Replaying worked like a charm too. (Replaying difficulties were why we launched Jungle 2 https://monitor.jungletestnet.io/ and deprecated what we now call Jungle Classic http://jungle.cryptolions.io/ .)

Day 3

Setting the Agenda:

Eric — sw/eden, [29.11.18 20:26]

1. Block Twitter spam txs max?

2. One or two free spaces between each procuder

3. Bnet

4. Deferred tx

5. Different params

What else?

Michael Yeates, [29.11.18 20:26]

deferred transactions

Bohdan CryptoLions, [29.11.18 20:26]

repeat tests for different global params

Bohdan CryptoLions, [29.11.18 20:27]

to test deferred tx we need to create special contract..

And it seemed right away that we had set a new TPS record, that was half-again as high as the 9179 achieved on Day 2:

So the maximum number of transactions in a single block appeared to be 13,965.

But something was strange — actions were low despite transactions were high.

(This was eerily similar to the poisoned blocks in the “Jungle Classic” Testnet which contained transaction information without transaction bodies.)

And after a little investigation we found that blocks were filled with expired transactions:

So what do we call this? Two blocks produced in one second did indeed contain 16,992 transactions, but they were expired transactions.

Is this a new TPS record? Or maybe an “eTPS” record?

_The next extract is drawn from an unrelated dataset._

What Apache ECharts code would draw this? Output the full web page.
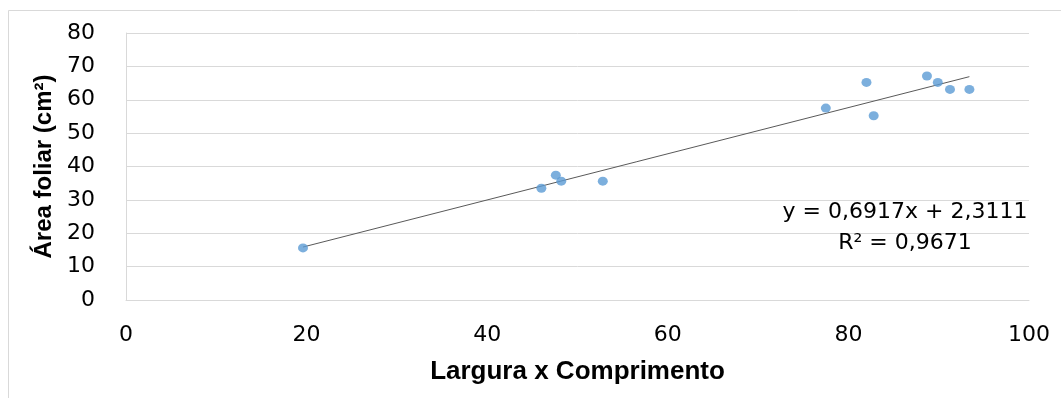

Incidentally, the Jungle Testnet monitor (https://monitor.jungletestnet.io/) automatically caught this number as a new record. CryptoLions will manually change it to 9179, and move the eTPS record into the Legend for future reference.

Lessons & opportunities:

  • Increasing max_block_cpu_usage parameter from 200k to 300k to 400k increases forks, but doesn’t break the chain.
  • Opportunity: Capture and study # of lost transactions and try to determine optimum setting under various conditions.
  • Lowering min CPU showed good results, increases to 5 or 6k tps.
  • The perceived TPS limit of 3996 which was demonstrated in the EOS Mainnet and encountered on Day 1, seemed to be a result of throughput bumping against min_transaction_cpu_usage.
  • Hopefully, the data from these tests, and well as the information captured in the Jungle 2 blockchain will be useful to core developers.

Other Screenshots and Gifs:

Screenshot from EOSMetal preparing for push 2k *10.000 transactions using server with 64vcpus and 480GB of RAM. But does not work because is limited for 1k push actions (max elements in array).

Some discussion of the testing in this interview:

Thank you to all the teams who supported these tests with their servers, time, good humor, enthusiasm, curiosity, and ideas.

Say what you will about the governance, EOSIO, the technology is working brilliantly, and has lots of unrealized potential.

Edit 1: Qualified the largest block info — “Though there were forks which occurred around these blocks. We also achieved a completely clean 6977 TPS.”